Make Incidents Visible and Informing the Shift Left

I am always looking for ways to help teams fight the good fight when it comes to cultural change across API operations. The technology of APIs takes a lot of work, but it never requires as much work as the business and people side of API operations. Gathering stories from across the conversation I am having, sharing them here on the blog, and via the Postman blog is how I look to scale my advice and guidance for shifting enterprise behavior. Today I wanted to aggregate a handful of stories about outages and breaches, and explore what we can do to contribute to behavioral change across teams and amongst leadership after any type of API incident.

We hear a lot about “shifting left”, moving security, testing, and other elements of the API lifecycle earlier on in the lifecycle. What we don’t hear as much talked about is how we handle availability and breach incidents and leverage learnings to inform team members, leadership, and make sure all future work and prioritization is informed by these incident learnings. It is common for teams and leadership to want to move on after an incident, but if you are looking to learn from things and truly shape future development, here are a few things to consider. 

  • Retros  - Always make sure and pause after an incident and ensure a retrospective occurs regarding everything that has occurred, gathering as many views as possible from across the team.
  • Document - The time to document the incident beyond just the retrospective, establishing  a record of incidents, distilling down learnings into a shared organizational memory.
  • Visuals - Produce visuals that helps communicate what happened. Including graphs, charts, icons, images, and other visually engaging content to support policies and documentation.
  • Stories - Take the time to gather the stories of those involved, and pull relevant quotes to further support documentation policies, visuals, and stories shared with leadership.
  • Policies - Develop new policies or iterate and expand existing policies, defining machine readable Spectral rules or other tests to help ensure an incident doesn’t happen again on any API.
  • Remember - Find ways to remember what happened until the necessary change occurs with APIs, operations, teams, and leadership, highlighting incidents all along the way.

I realize that nobody is going to feel like doing all of this after an outage or breach. It is merely a recommendation of things to consider. Without this evidence the incident will quickly fade from memory, it will be unlikely that those not involved with the incident will learn from what happened, and any technical debt involved in the incident will likely remain. Where investing in a shared understanding of what happened by those involved, ensure there is the proper documentation and visuals, as well as sharing of stories with other teams and leadership can help lead to the change you envision. It all can lead to policy change, more investment in reducing technical debt, as well as a stronger organizational memory regarding historical incidents—-which can translate into more learning from each outage and breach.

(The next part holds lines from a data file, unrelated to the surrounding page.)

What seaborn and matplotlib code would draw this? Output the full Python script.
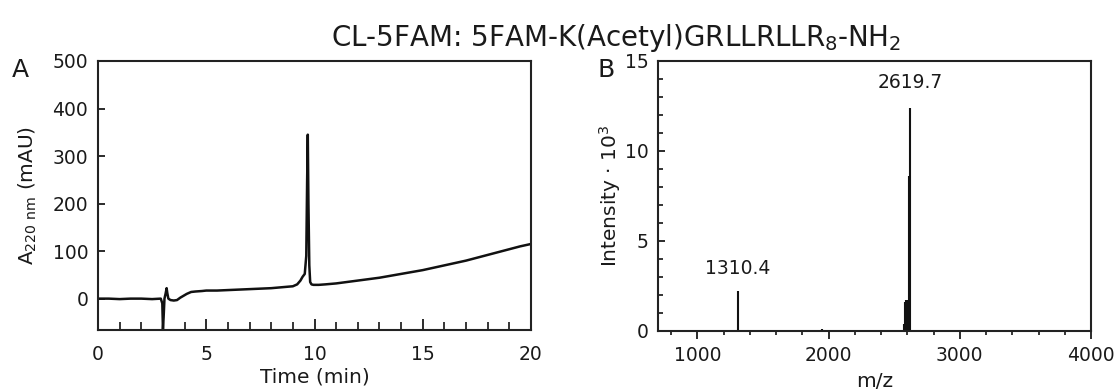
import numpy as np
import pandas as pd
import matplotlib
matplotlib.use("Agg")
import matplotlib.pyplot as plt
import seaborn as sns
from matplotlib.ticker import MultipleLocator

# ---- Data: HPLC chromatogram (panel A) ----
time_min = [0.0, 0.5, 1.0, 1.5, 2.0, 2.5, 2.9, 2.97, 3.0, 3.03, 3.07, 3.12, 3.17, 3.2, 3.25,
            3.35, 3.5, 3.65, 3.8, 3.95, 4.1, 4.3, 4.5, 4.8, 5.0, 5.5, 6.0, 6.5, 7.0, 7.5,
            8.0, 8.5, 9.0, 9.2, 9.35, 9.45, 9.55, 9.62, 9.66, 9.69, 9.72, 9.76, 9.8, 9.86,
            9.95, 10.2, 10.5, 11.0, 11.5, 12.0, 12.5, 13.0, 13.5, 14.0, 14.5, 15.0, 15.5,
            16.0, 16.5, 17.0, 17.5, 18.0, 18.5, 19.0, 19.5, 20.0]
absorb_mau = [0, 0, -1, 0, 0, -1, 0, -10, -64, -40, 0, 10, 22, 12, 0,
              -3, -4, -3, 2, 6, 10, 14, 15, 16, 17, 17, 18, 19, 20, 21,
              22, 24, 26, 30, 38, 46, 52, 90, 250, 345, 200, 70, 35, 30,
              29, 29, 30, 32, 35, 38, 41, 44, 48, 52, 56, 60, 65,
              70, 75, 80, 86, 92, 98, 104, 110, 115]

# ---- Data: mass spectrum (panel B) ----
mz = [1310.4, 1950.0, 2575.0, 2585.0, 2592.0, 2598.0, 2603.0, 2610.0, 2619.7, 2640.0]
intensity_k = [2.2, 0.1, 0.4, 1.6, 1.7, 1.7, 1.7, 8.6, 12.4, 0.05]
peak_labels = ["1310.4", "2619.7"]
peak_label_x = [1310.4, 2619.7]
peak_label_y = [3.5, 13.8]

title = "CL-5FAM: 5FAM-K(Acetyl)GRLLRLLR$_8$-NH$_2$"

sns.set_theme(style="ticks")
plt.rcParams['font.family'] = ['DejaVu Sans']
plt.rcParams['mathtext.fontset'] = 'dejavusans'

fig = plt.figure(figsize=(11.2, 3.92), dpi=100)
axA = fig.add_axes([98/1120, 1-330/392, (531-98)/1120, (330-61)/392])
axB = fig.add_axes([658/1120, 1-331/392, (1091-658)/1120, (331-61)/392])

text_color = "#1a1a1a"
fs_tick = 13.5
fs_lab = 14.5

dfA = pd.DataFrame({"t": time_min, "a": absorb_mau})
sns.lineplot(data=dfA, x="t", y="a", ax=axA, color="#111111", linewidth=1.8)
axA.set_xlim(0, 20)
axA.set_ylim(-66, 500)
axA.xaxis.set_major_locator(MultipleLocator(5))
axA.xaxis.set_minor_locator(MultipleLocator(1))
axA.yaxis.set_major_locator(MultipleLocator(100))
axA.tick_params(axis="x", which="major", direction="in", length=8, width=1.3, labelsize=fs_tick, pad=11, colors=text_color)
axA.tick_params(axis="x", which="minor", direction="in", length=5.5, width=1.3)
axA.tick_params(axis="y", which="major", direction="in", length=5, width=1.3, labelsize=fs_tick, pad=7, colors=text_color)
axA.set_xlabel("Time (min)", fontsize=fs_lab, labelpad=2, color=text_color)
axA.set_ylabel("A$_{220\\ \\mathrm{nm}}$ (mAU)", fontsize=fs_lab, labelpad=10, color=text_color)

axB.vlines(mz, 0, intensity_k, color="#111111", linewidth=1.5)
axB.set_xlim(700, 4000)
axB.set_ylim(0, 15)
axB.xaxis.set_major_locator(MultipleLocator(1000))
axB.xaxis.set_minor_locator(MultipleLocator(200))
axB.yaxis.set_major_locator(MultipleLocator(5))
axB.yaxis.set_minor_locator(MultipleLocator(1))
axB.tick_params(axis="x", which="major", direction="out", length=6, width=1.3, labelsize=fs_tick, pad=5, colors=text_color)
axB.tick_params(axis="x", which="minor", direction="out", length=3, width=1.3)
axB.tick_params(axis="y", which="major", direction="in", length=5, width=1.3, labelsize=fs_tick, pad=7, colors=text_color)
axB.tick_params(axis="y", which="minor", direction="in", length=3.5, width=1.3)
axB.set_xlabel("m/z", fontsize=fs_lab, labelpad=5, color=text_color)
axB.set_ylabel("Intensity \u00b7 10$^3$", fontsize=fs_lab, labelpad=1, color=text_color)
for lab, x, y in zip(peak_labels, peak_label_x, peak_label_y):
    axB.text(x, y, lab, ha="center", va="center", fontsize=fs_tick, color=text_color)

for ax in (axA, axB):
    for s in ax.spines.values():
        s.set_visible(True)
        s.set_linewidth(1.5)
        s.set_color("#222222")

fig.text(616/1120, 1-38/392, title, ha="center", va="center", fontsize=20, color=text_color)
fig.text(20/1120, 1-70/392, "A", ha="center", va="center", fontsize=18, color=text_color)
fig.text(606/1120, 1-70/392, "B", ha="center", va="center", fontsize=18, color=text_color)

fig.savefig("out.png", dpi=100)
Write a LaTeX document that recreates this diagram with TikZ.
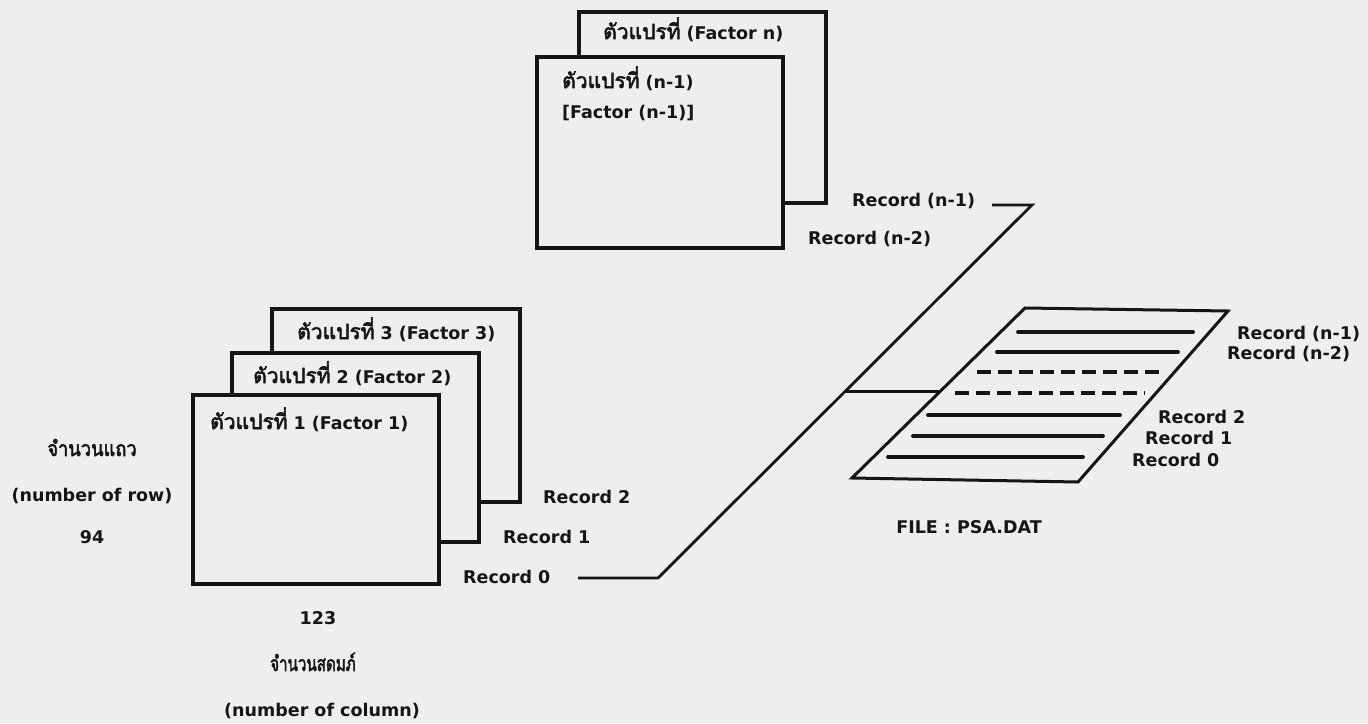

I will keep emphasizing how different elements of the API lifecycle are being shifted left, but I will also spend more time gathering stories about how you can recover from an incident, minimize the chances it will happen again, how you can share knowledge across teams, but also convince leadership to invest in whatever change is needed. This stuff isn’t easy. I am always trying to understand enterprise culture from the bottom-up and top-down, and as my guest on Breaking Changes, Gregor Hohpe talked about—-riding the architect elevator up and down. Then crafting the right message to shift behavior at all levels, learning from each incident, and incrementally moving API operations in the right direction. You won’t get everything you need, but the goal is to maximize every incident as fuel for the forward motion you desire.